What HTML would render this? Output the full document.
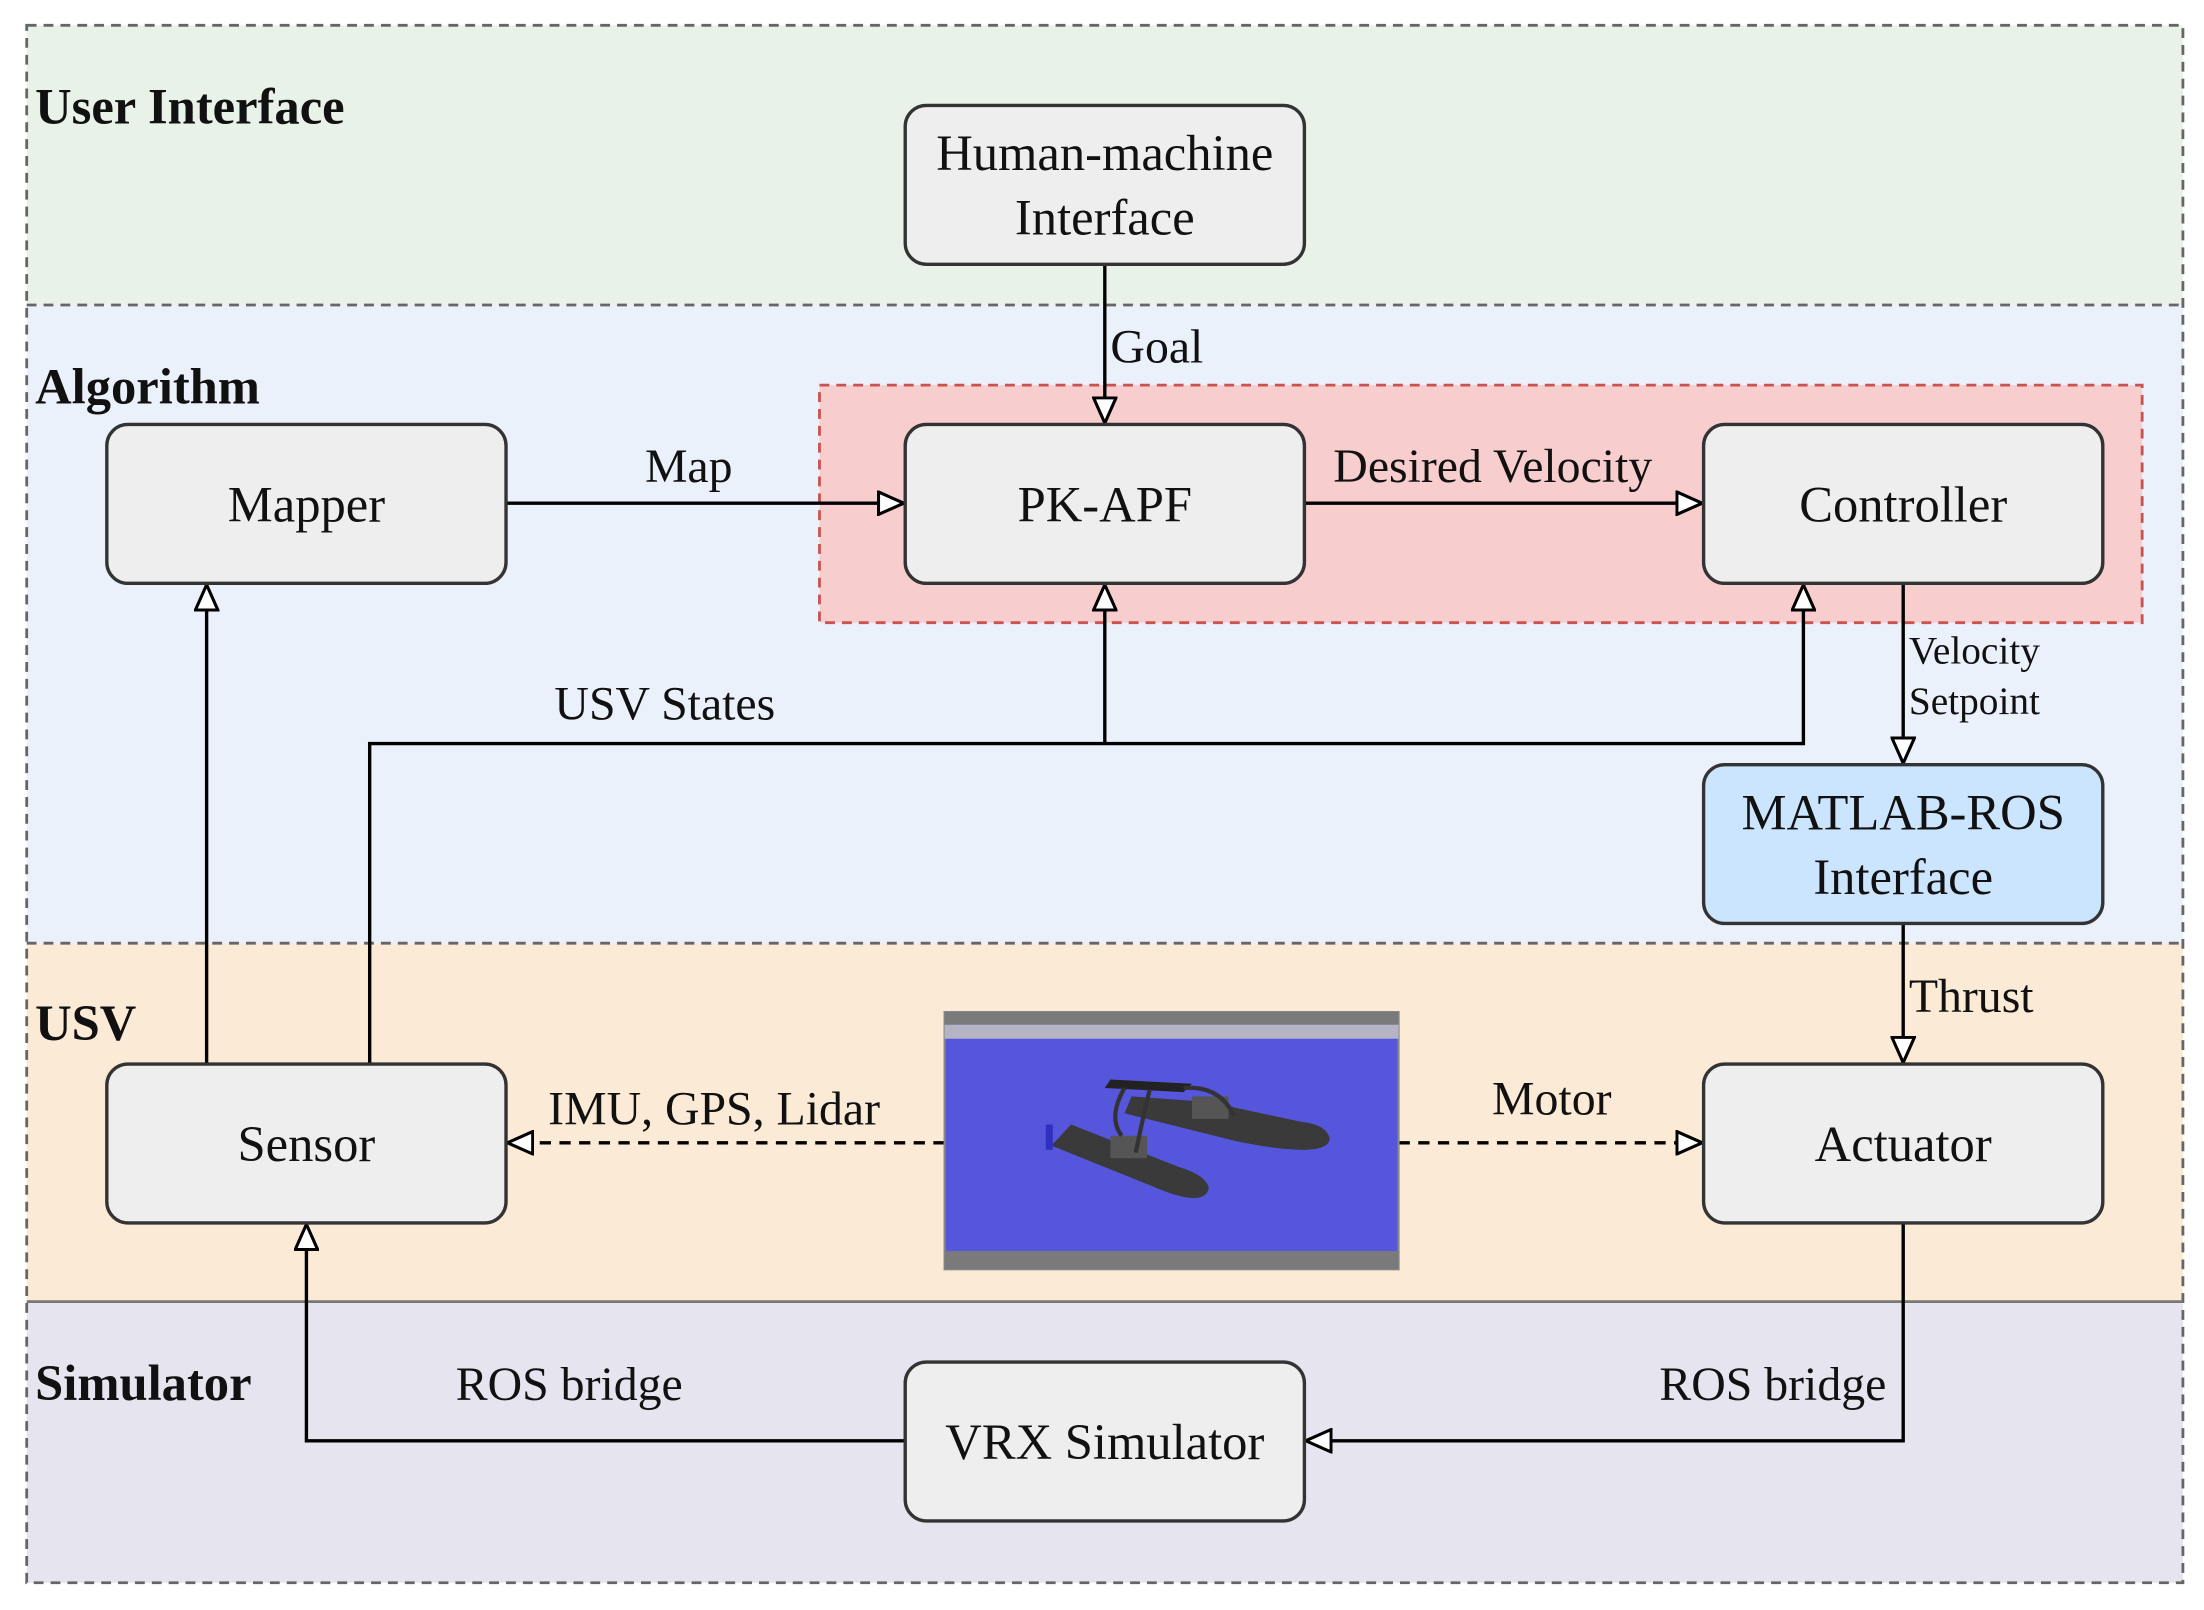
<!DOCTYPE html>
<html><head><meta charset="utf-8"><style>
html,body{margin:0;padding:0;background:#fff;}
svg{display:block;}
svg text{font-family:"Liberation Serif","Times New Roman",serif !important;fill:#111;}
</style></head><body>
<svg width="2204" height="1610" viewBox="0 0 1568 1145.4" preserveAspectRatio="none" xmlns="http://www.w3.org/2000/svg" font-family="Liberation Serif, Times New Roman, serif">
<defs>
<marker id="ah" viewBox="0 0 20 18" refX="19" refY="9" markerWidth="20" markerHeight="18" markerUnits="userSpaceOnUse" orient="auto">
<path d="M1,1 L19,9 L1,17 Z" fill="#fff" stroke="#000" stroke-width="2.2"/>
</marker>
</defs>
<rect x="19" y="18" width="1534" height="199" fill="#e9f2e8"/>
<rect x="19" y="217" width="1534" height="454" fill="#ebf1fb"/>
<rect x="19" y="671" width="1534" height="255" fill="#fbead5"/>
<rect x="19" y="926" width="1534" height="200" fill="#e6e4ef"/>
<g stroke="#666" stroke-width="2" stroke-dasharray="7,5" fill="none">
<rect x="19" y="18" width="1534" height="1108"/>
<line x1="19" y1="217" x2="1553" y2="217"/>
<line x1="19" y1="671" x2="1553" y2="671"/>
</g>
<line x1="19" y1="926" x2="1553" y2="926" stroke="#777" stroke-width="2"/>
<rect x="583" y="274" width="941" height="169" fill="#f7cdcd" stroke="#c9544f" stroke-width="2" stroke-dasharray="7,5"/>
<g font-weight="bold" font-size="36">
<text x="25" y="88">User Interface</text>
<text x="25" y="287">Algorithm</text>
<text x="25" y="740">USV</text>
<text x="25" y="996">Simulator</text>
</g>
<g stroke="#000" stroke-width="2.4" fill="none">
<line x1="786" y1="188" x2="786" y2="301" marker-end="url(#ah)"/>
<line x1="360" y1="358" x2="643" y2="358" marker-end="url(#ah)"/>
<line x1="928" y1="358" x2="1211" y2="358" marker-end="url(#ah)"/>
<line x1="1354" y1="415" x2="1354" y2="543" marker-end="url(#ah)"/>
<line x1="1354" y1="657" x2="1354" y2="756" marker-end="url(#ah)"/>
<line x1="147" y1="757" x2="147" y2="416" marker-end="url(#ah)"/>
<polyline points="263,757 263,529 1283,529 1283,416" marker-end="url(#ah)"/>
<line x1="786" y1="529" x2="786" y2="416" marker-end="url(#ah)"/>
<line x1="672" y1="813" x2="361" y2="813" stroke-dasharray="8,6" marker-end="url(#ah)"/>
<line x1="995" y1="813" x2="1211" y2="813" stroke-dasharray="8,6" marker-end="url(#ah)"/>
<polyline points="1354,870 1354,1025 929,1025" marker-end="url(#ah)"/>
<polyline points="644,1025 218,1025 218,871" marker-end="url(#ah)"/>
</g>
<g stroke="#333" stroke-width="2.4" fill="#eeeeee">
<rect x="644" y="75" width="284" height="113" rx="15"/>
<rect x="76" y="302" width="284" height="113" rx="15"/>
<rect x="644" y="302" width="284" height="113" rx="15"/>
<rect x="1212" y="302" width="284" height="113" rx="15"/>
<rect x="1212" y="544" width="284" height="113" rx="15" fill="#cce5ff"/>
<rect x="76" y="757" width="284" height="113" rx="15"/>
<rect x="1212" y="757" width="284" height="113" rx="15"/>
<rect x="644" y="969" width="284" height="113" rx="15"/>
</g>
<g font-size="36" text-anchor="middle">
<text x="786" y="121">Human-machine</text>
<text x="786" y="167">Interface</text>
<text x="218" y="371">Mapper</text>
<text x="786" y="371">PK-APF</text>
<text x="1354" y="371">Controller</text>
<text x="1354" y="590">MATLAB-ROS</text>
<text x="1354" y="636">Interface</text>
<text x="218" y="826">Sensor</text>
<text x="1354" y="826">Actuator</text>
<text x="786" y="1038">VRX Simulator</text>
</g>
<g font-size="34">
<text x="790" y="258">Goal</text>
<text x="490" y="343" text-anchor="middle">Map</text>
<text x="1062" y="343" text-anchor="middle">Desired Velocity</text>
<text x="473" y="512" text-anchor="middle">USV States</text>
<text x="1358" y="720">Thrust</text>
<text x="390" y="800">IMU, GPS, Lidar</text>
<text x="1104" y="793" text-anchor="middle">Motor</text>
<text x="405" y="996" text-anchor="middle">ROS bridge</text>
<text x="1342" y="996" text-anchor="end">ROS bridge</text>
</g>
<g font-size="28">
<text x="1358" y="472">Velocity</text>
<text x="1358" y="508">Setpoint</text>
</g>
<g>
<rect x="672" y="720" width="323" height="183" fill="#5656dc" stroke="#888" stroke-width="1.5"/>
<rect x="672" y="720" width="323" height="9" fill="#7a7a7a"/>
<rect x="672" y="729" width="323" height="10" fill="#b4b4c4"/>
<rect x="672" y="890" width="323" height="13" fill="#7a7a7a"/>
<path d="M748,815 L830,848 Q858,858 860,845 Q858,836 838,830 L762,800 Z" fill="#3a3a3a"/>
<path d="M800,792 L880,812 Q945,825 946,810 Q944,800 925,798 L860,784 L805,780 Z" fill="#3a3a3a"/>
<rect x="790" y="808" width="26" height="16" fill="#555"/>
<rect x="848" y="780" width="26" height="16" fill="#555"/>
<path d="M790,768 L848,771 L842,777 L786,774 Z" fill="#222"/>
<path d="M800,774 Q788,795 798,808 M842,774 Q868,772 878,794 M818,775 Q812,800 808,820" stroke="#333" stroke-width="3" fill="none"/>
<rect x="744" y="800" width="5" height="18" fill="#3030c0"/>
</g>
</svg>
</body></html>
--- --- ---
Exercise requirements:
Write out the material above once more, exactly as it reads, with no pictures.

Exercise response:
What HTML would render this? Output the full document.
<!DOCTYPE html>
<html><head><meta charset="utf-8"><style>
html,body{margin:0;padding:0;background:#fff;}
svg{display:block;}
svg text{font-family:"Liberation Serif","Times New Roman",serif !important;fill:#111;}
</style></head><body>
<svg width="2204" height="1610" viewBox="0 0 1568 1145.4" preserveAspectRatio="none" xmlns="http://www.w3.org/2000/svg" font-family="Liberation Serif, Times New Roman, serif">
<defs>
<marker id="ah" viewBox="0 0 20 18" refX="19" refY="9" markerWidth="20" markerHeight="18" markerUnits="userSpaceOnUse" orient="auto">
<path d="M1,1 L19,9 L1,17 Z" fill="#fff" stroke="#000" stroke-width="2.2"/>
</marker>
</defs>
<rect x="19" y="18" width="1534" height="199" fill="#e9f2e8"/>
<rect x="19" y="217" width="1534" height="454" fill="#ebf1fb"/>
<rect x="19" y="671" width="1534" height="255" fill="#fbead5"/>
<rect x="19" y="926" width="1534" height="200" fill="#e6e4ef"/>
<g stroke="#666" stroke-width="2" stroke-dasharray="7,5" fill="none">
<rect x="19" y="18" width="1534" height="1108"/>
<line x1="19" y1="217" x2="1553" y2="217"/>
<line x1="19" y1="671" x2="1553" y2="671"/>
</g>
<line x1="19" y1="926" x2="1553" y2="926" stroke="#777" stroke-width="2"/>
<rect x="583" y="274" width="941" height="169" fill="#f7cdcd" stroke="#c9544f" stroke-width="2" stroke-dasharray="7,5"/>
<g font-weight="bold" font-size="36">
<text x="25" y="88">User Interface</text>
<text x="25" y="287">Algorithm</text>
<text x="25" y="740">USV</text>
<text x="25" y="996">Simulator</text>
</g>
<g stroke="#000" stroke-width="2.4" fill="none">
<line x1="786" y1="188" x2="786" y2="301" marker-end="url(#ah)"/>
<line x1="360" y1="358" x2="643" y2="358" marker-end="url(#ah)"/>
<line x1="928" y1="358" x2="1211" y2="358" marker-end="url(#ah)"/>
<line x1="1354" y1="415" x2="1354" y2="543" marker-end="url(#ah)"/>
<line x1="1354" y1="657" x2="1354" y2="756" marker-end="url(#ah)"/>
<line x1="147" y1="757" x2="147" y2="416" marker-end="url(#ah)"/>
<polyline points="263,757 263,529 1283,529 1283,416" marker-end="url(#ah)"/>
<line x1="786" y1="529" x2="786" y2="416" marker-end="url(#ah)"/>
<line x1="672" y1="813" x2="361" y2="813" stroke-dasharray="8,6" marker-end="url(#ah)"/>
<line x1="995" y1="813" x2="1211" y2="813" stroke-dasharray="8,6" marker-end="url(#ah)"/>
<polyline points="1354,870 1354,1025 929,1025" marker-end="url(#ah)"/>
<polyline points="644,1025 218,1025 218,871" marker-end="url(#ah)"/>
</g>
<g stroke="#333" stroke-width="2.4" fill="#eeeeee">
<rect x="644" y="75" width="284" height="113" rx="15"/>
<rect x="76" y="302" width="284" height="113" rx="15"/>
<rect x="644" y="302" width="284" height="113" rx="15"/>
<rect x="1212" y="302" width="284" height="113" rx="15"/>
<rect x="1212" y="544" width="284" height="113" rx="15" fill="#cce5ff"/>
<rect x="76" y="757" width="284" height="113" rx="15"/>
<rect x="1212" y="757" width="284" height="113" rx="15"/>
<rect x="644" y="969" width="284" height="113" rx="15"/>
</g>
<g font-size="36" text-anchor="middle">
<text x="786" y="121">Human-machine</text>
<text x="786" y="167">Interface</text>
<text x="218" y="371">Mapper</text>
<text x="786" y="371">PK-APF</text>
<text x="1354" y="371">Controller</text>
<text x="1354" y="590">MATLAB-ROS</text>
<text x="1354" y="636">Interface</text>
<text x="218" y="826">Sensor</text>
<text x="1354" y="826">Actuator</text>
<text x="786" y="1038">VRX Simulator</text>
</g>
<g font-size="34">
<text x="790" y="258">Goal</text>
<text x="490" y="343" text-anchor="middle">Map</text>
<text x="1062" y="343" text-anchor="middle">Desired Velocity</text>
<text x="473" y="512" text-anchor="middle">USV States</text>
<text x="1358" y="720">Thrust</text>
<text x="390" y="800">IMU, GPS, Lidar</text>
<text x="1104" y="793" text-anchor="middle">Motor</text>
<text x="405" y="996" text-anchor="middle">ROS bridge</text>
<text x="1342" y="996" text-anchor="end">ROS bridge</text>
</g>
<g font-size="28">
<text x="1358" y="472">Velocity</text>
<text x="1358" y="508">Setpoint</text>
</g>
<g>
<rect x="672" y="720" width="323" height="183" fill="#5656dc" stroke="#888" stroke-width="1.5"/>
<rect x="672" y="720" width="323" height="9" fill="#7a7a7a"/>
<rect x="672" y="729" width="323" height="10" fill="#b4b4c4"/>
<rect x="672" y="890" width="323" height="13" fill="#7a7a7a"/>
<path d="M748,815 L830,848 Q858,858 860,845 Q858,836 838,830 L762,800 Z" fill="#3a3a3a"/>
<path d="M800,792 L880,812 Q945,825 946,810 Q944,800 925,798 L860,784 L805,780 Z" fill="#3a3a3a"/>
<rect x="790" y="808" width="26" height="16" fill="#555"/>
<rect x="848" y="780" width="26" height="16" fill="#555"/>
<path d="M790,768 L848,771 L842,777 L786,774 Z" fill="#222"/>
<path d="M800,774 Q788,795 798,808 M842,774 Q868,772 878,794 M818,775 Q812,800 808,820" stroke="#333" stroke-width="3" fill="none"/>
<rect x="744" y="800" width="5" height="18" fill="#3030c0"/>
</g>
</svg>
</body></html>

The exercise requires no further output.